### What is asked
Copy the lines of the data below exactly, starting at the first and stopping after the line that contains "(1303,123) rectangle (1349,965);"; include no pictures.

BEGIN Material

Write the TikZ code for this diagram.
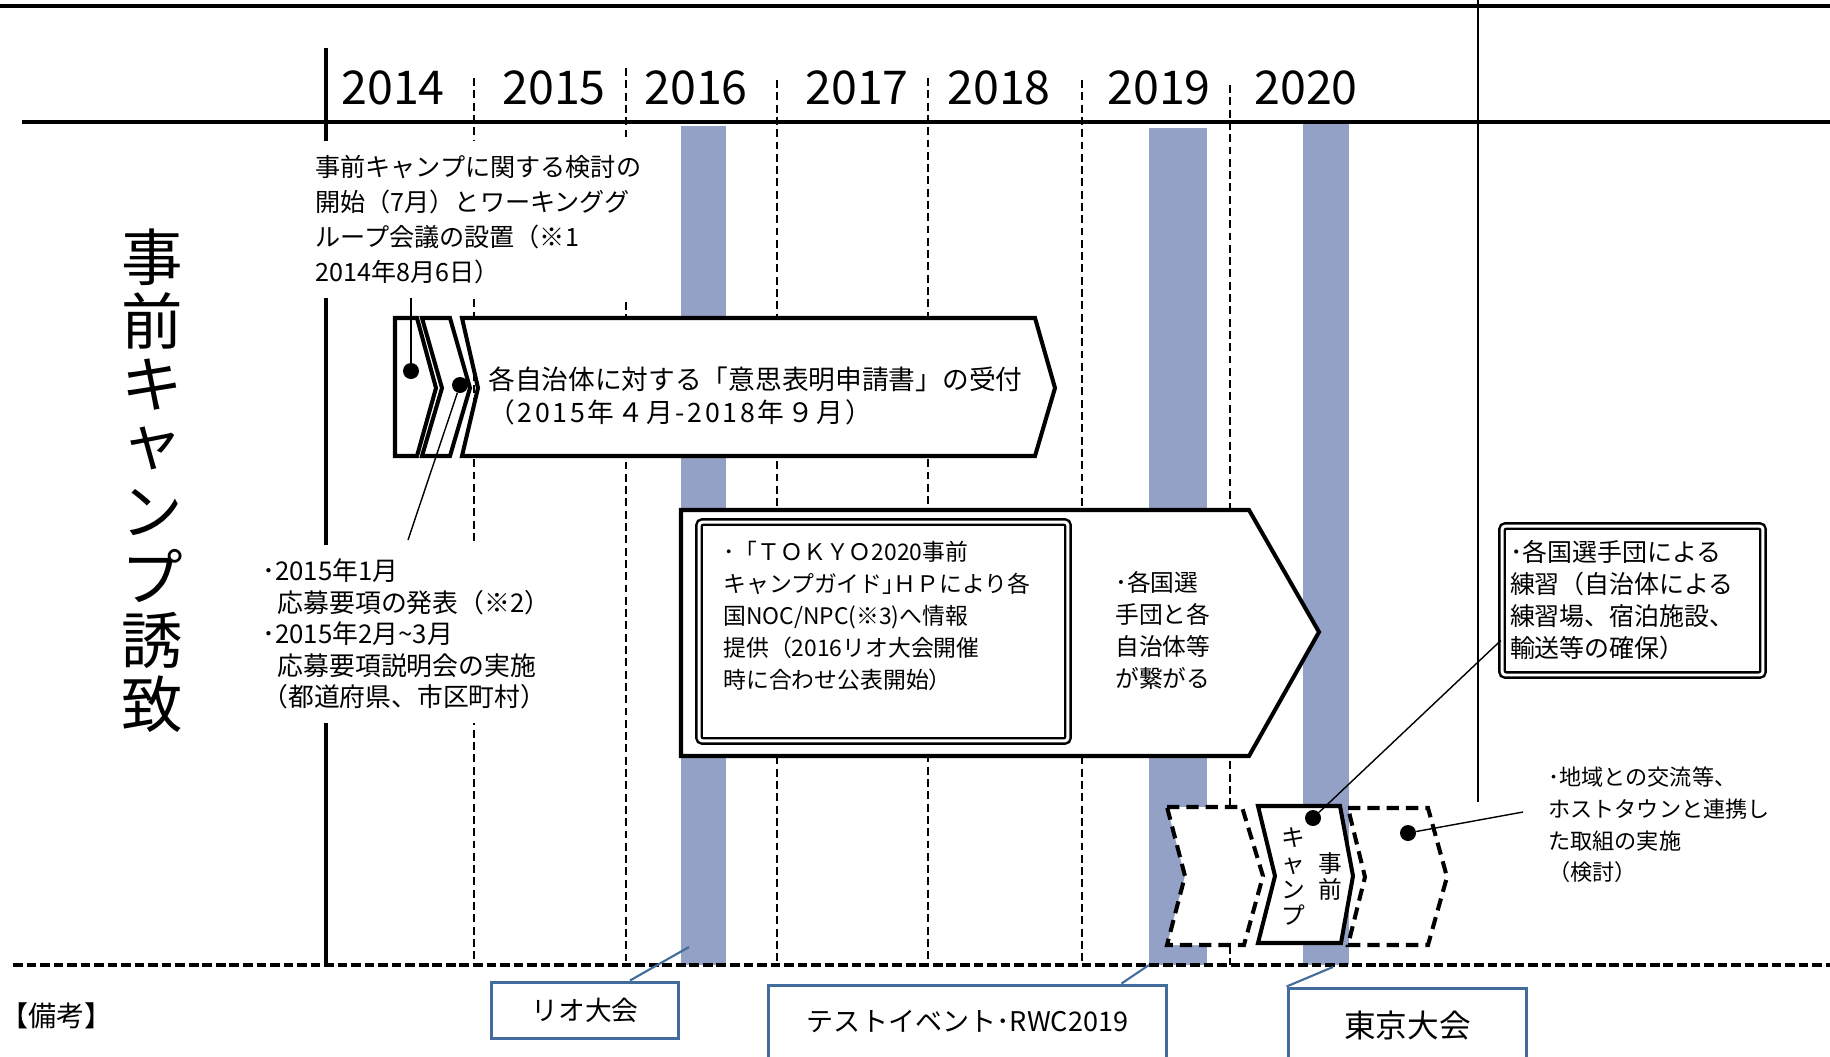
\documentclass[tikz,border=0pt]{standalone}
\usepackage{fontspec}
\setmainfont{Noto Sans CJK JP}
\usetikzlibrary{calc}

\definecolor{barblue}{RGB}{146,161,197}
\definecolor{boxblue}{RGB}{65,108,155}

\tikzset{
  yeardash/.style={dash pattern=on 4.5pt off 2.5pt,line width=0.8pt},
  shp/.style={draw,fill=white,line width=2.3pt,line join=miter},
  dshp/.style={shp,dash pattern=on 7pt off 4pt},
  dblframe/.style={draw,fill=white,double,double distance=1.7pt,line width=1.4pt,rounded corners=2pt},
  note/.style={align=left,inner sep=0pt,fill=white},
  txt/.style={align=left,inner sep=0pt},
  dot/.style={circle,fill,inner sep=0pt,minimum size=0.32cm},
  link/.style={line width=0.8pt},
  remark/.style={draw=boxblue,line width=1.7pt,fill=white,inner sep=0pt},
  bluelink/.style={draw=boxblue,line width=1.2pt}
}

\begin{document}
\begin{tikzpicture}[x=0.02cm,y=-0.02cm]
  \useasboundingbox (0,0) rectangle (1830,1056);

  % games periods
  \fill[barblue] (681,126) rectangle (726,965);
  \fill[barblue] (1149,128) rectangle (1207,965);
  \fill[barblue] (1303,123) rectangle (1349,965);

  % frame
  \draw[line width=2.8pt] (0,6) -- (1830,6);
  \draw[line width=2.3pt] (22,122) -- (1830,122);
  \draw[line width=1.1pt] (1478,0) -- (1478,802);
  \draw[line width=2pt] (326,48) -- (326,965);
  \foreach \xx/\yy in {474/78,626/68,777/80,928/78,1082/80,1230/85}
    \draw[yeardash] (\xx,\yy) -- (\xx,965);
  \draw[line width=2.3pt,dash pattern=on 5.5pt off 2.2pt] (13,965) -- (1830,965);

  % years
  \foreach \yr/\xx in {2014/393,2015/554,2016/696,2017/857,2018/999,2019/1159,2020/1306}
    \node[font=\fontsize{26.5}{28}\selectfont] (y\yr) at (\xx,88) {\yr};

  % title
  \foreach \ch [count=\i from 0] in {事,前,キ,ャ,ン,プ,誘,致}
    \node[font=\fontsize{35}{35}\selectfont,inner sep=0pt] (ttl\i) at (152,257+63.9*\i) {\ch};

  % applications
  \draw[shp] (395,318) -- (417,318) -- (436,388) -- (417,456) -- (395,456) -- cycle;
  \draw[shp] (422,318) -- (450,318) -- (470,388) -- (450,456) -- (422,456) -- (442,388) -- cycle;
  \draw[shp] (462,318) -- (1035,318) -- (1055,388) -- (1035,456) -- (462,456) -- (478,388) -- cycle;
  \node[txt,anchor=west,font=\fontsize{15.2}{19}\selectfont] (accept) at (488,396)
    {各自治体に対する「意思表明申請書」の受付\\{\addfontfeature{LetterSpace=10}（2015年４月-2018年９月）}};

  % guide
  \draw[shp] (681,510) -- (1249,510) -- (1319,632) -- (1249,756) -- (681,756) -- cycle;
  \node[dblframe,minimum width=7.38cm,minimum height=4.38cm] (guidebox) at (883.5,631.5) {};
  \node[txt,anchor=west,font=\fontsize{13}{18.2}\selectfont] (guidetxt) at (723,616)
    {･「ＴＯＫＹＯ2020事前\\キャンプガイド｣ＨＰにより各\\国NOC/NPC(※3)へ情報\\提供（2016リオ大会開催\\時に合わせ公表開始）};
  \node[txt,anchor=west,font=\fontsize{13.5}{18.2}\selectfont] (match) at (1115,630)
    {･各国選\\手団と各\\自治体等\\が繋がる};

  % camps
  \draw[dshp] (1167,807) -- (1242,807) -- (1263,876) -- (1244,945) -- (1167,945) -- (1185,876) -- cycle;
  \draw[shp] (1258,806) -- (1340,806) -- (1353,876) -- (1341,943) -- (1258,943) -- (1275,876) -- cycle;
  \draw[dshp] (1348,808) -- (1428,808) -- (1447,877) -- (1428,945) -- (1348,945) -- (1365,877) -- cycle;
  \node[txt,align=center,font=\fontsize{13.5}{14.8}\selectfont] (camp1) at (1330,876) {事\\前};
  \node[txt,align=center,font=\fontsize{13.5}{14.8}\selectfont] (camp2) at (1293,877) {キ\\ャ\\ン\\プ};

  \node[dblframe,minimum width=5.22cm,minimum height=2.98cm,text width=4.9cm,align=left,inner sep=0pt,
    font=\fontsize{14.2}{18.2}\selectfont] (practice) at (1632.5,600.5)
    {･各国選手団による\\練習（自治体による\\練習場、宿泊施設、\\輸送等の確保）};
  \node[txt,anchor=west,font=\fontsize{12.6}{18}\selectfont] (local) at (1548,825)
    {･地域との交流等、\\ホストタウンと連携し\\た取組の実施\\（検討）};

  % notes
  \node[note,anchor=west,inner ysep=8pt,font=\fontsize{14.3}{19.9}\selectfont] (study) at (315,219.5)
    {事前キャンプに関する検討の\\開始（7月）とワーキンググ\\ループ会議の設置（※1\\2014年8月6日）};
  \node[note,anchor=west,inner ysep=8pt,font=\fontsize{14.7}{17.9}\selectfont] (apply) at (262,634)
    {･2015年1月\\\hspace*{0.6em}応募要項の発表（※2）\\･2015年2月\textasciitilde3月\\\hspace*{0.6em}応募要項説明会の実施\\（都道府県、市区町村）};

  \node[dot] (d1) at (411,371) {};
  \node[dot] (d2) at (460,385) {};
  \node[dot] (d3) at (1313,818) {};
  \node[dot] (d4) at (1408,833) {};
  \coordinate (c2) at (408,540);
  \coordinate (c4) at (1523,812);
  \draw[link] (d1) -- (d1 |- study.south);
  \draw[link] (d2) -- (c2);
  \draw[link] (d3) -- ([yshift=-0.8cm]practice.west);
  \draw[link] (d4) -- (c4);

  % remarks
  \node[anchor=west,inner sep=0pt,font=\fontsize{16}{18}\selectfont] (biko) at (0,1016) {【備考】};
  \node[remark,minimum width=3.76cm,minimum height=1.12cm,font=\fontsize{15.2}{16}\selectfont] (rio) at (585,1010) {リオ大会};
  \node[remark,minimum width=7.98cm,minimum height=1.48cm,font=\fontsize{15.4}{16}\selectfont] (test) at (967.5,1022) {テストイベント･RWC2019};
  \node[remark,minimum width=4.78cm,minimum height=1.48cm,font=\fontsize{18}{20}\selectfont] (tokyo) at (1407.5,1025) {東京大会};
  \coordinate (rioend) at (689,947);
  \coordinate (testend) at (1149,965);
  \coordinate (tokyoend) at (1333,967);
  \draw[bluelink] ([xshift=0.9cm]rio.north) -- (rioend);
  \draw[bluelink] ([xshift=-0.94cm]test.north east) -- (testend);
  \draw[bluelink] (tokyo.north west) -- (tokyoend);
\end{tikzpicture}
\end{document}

END Material

### The reply
Write the TikZ code for this diagram.
\documentclass[tikz,border=0pt]{standalone}
\usepackage{fontspec}
\setmainfont{Noto Sans CJK JP}
\usetikzlibrary{calc}

\definecolor{barblue}{RGB}{146,161,197}
\definecolor{boxblue}{RGB}{65,108,155}

\tikzset{
  yeardash/.style={dash pattern=on 4.5pt off 2.5pt,line width=0.8pt},
  shp/.style={draw,fill=white,line width=2.3pt,line join=miter},
  dshp/.style={shp,dash pattern=on 7pt off 4pt},
  dblframe/.style={draw,fill=white,double,double distance=1.7pt,line width=1.4pt,rounded corners=2pt},
  note/.style={align=left,inner sep=0pt,fill=white},
  txt/.style={align=left,inner sep=0pt},
  dot/.style={circle,fill,inner sep=0pt,minimum size=0.32cm},
  link/.style={line width=0.8pt},
  remark/.style={draw=boxblue,line width=1.7pt,fill=white,inner sep=0pt},
  bluelink/.style={draw=boxblue,line width=1.2pt}
}

\begin{document}
\begin{tikzpicture}[x=0.02cm,y=-0.02cm]
  \useasboundingbox (0,0) rectangle (1830,1056);

  % games periods
  \fill[barblue] (681,126) rectangle (726,965);
  \fill[barblue] (1149,128) rectangle (1207,965);
  \fill[barblue] (1303,123) rectangle (1349,965);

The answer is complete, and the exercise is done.